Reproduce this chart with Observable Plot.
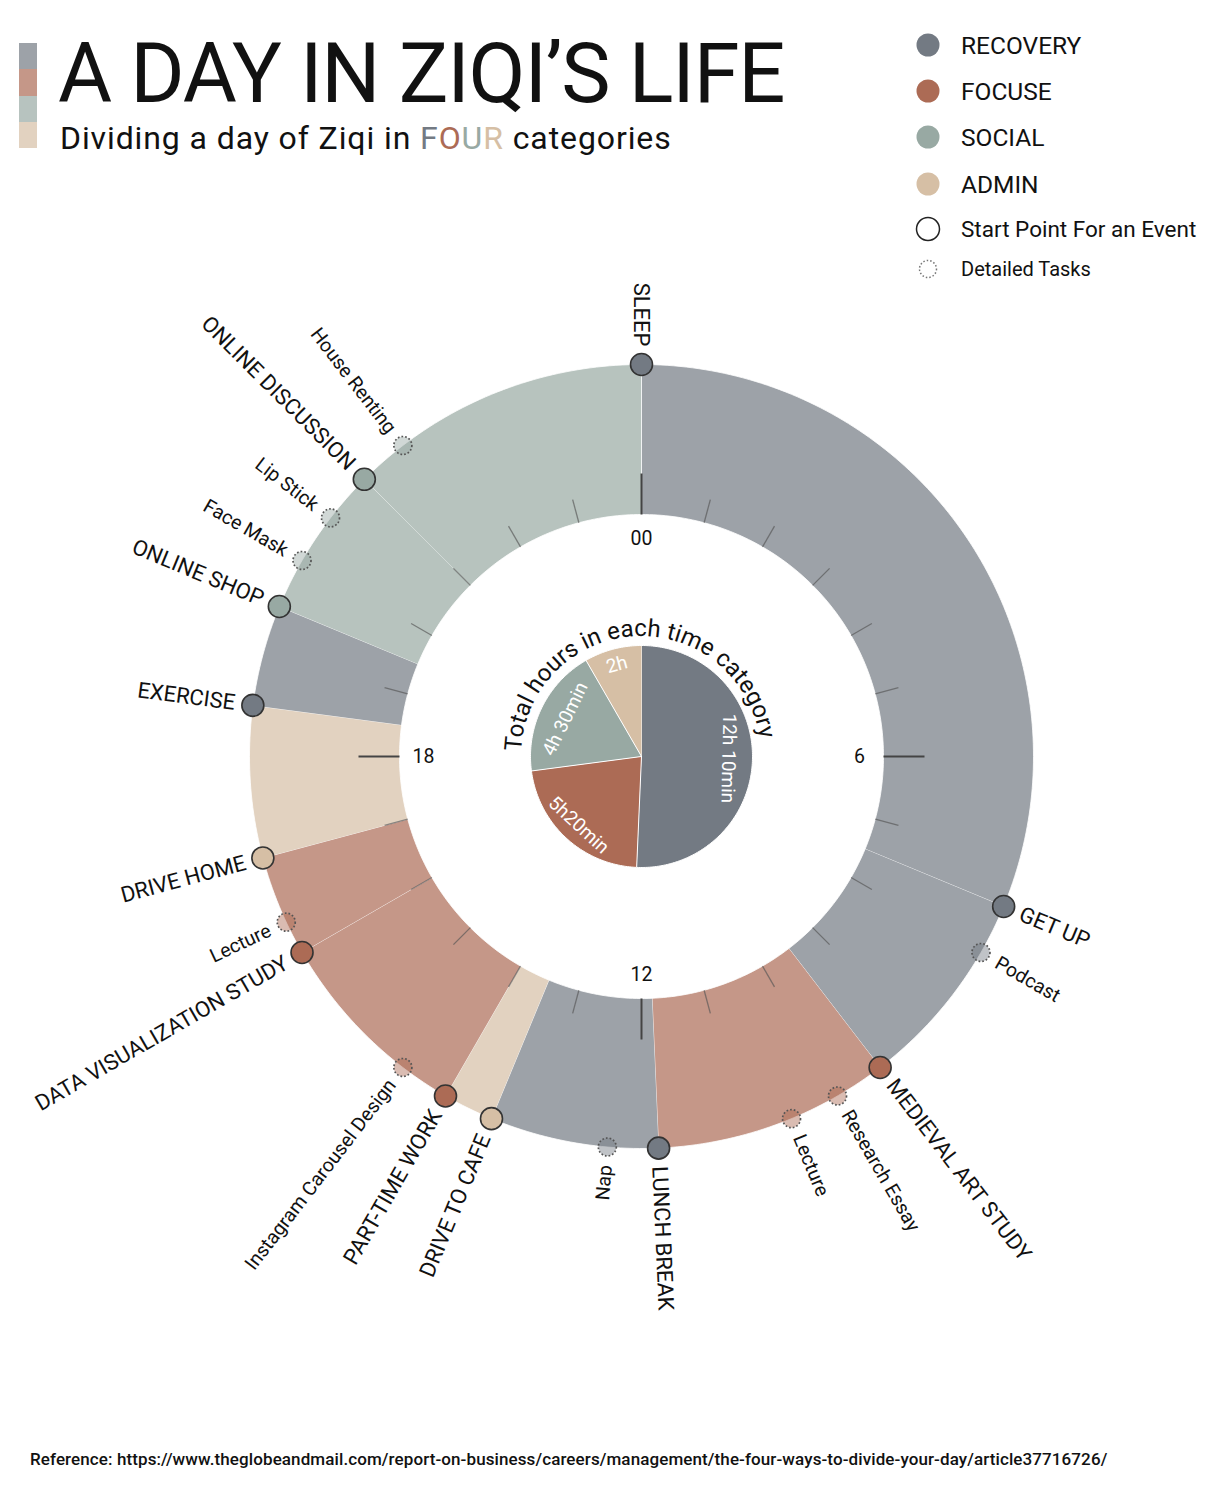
********
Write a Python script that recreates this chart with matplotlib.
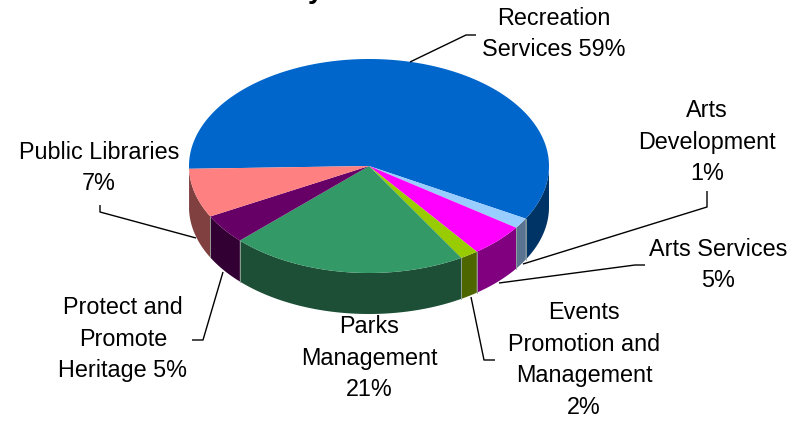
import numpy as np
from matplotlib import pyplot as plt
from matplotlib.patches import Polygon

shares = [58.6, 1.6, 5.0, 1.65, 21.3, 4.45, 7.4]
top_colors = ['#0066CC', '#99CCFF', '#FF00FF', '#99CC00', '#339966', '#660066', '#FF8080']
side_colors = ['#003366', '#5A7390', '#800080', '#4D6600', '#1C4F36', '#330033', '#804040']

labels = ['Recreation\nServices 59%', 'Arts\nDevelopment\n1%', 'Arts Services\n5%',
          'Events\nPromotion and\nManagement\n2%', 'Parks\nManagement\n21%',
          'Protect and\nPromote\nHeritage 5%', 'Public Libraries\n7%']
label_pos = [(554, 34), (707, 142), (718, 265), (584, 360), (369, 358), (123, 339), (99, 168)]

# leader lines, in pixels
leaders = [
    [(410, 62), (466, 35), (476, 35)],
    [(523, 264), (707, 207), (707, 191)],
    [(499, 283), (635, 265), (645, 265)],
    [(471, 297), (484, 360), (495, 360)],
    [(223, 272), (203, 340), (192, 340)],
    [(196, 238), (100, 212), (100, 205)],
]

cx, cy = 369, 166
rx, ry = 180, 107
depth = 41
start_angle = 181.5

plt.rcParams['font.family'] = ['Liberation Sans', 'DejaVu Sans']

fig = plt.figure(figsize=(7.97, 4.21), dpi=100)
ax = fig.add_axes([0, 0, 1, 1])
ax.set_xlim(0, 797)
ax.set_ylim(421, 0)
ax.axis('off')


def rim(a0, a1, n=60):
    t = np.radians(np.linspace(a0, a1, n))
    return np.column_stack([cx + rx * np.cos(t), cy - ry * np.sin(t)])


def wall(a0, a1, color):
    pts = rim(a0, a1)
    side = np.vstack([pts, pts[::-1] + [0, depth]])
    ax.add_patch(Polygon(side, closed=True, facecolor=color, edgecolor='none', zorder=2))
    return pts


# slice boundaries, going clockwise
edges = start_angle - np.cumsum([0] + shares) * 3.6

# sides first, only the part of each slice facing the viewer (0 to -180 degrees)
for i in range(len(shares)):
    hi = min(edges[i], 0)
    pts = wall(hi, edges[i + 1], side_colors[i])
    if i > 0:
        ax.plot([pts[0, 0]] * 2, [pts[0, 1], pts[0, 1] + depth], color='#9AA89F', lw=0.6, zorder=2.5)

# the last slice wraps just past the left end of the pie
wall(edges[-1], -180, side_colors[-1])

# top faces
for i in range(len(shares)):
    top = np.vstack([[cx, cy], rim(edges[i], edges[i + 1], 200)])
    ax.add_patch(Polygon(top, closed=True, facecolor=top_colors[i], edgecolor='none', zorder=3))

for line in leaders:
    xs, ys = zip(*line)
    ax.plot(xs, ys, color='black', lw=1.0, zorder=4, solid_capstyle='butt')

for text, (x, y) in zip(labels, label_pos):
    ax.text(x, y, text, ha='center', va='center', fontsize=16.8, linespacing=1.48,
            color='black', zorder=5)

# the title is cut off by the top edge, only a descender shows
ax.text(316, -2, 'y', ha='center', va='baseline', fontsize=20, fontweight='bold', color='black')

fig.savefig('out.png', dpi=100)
********
■ **WORK TO DO**
Copy exactly the material above from the line with "Write a Python" to the line with "from matplotlib.patches import Polygon", ends included, and nothing else. Leave out any picture.

■ **WORKED ANSWER**
Write a Python script that recreates this chart with matplotlib.
import numpy as np
from matplotlib import pyplot as plt
from matplotlib.patches import Polygon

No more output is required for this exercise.